PKB activation by E4-ORF1 requires Ras. (A) Dominant-negative (DN) Ras-N17 inhibits E4-ORF1-induced PI3K activation. NIH 3T3 cells on 6-cm dishes were lipofected with pGW1-HA-PKB (0.5 μg) and the indicated combinations of pGW1-E4-ORF1 (25 ng), pGW1-H-Ras-wt (100 ng), pGW1-H-Ras-N17 (500 ng), pGW1-R-Ras-wt (100 ng), and pCDNA3-myr-p110α coding for constitutively activated PI3K (PI3K^*) (25 ng).

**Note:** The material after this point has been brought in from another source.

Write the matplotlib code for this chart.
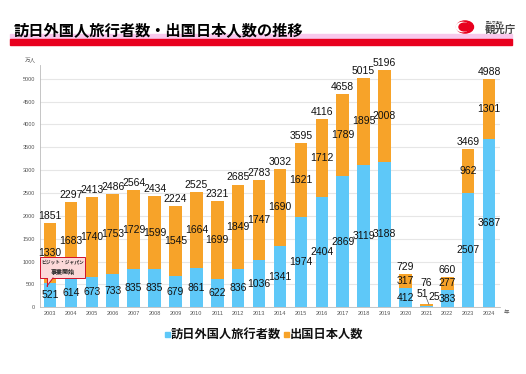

Cells were serum starved, and equal amounts of cell extracts were blotted with antibody to (P)Thr308 PKB, HA, or H-Ras. (B) Ras-N17 also inhibits Dlg1-dependent E4-ORF1-induced PKB activation in Dlg1^gt/gt MEF. The latter cells on 6-cm dishes were lipofected with pGW1-HA-PKB (0.4 μg), empty pCMV_BamNeo (−) or pCMV_BamNeo-E4-ORF1 (+) (0.1 μg), empty pGW1 (−) or pGW1-RasN17 (+) (1.0 μg), and empty peGFP (−) or peGFP-Dlg1-I3 (+) (0.4 μg). Cells were serum starved, and an equal amount of cell extract was blotted with antibody to (P)Thr308 PKB, HA, or SAP97. (C) Treatment with the PI3K inhibitor LY unmasks ERK activation by E4-ORF1 in CREF cells. Confluent CREF cells stably transfected with pBABE (vector) or pBABE-E4-ORF1 (E4-ORF1) were serum starved (−) and treated with 50 μM LY (+) for 1 h. An equal amount of cell extract was blotted with antibody to (P)Thr202/Tyr204 p42/44 MAPK, p42/44 MAPK, (P)Thr308 PKB, PKB, or E4-ORF1.

Figure 7

Model for Dlg1-dependent PI3K activation by the adenovirus E4-ORF1 oncoprotein. See text for details.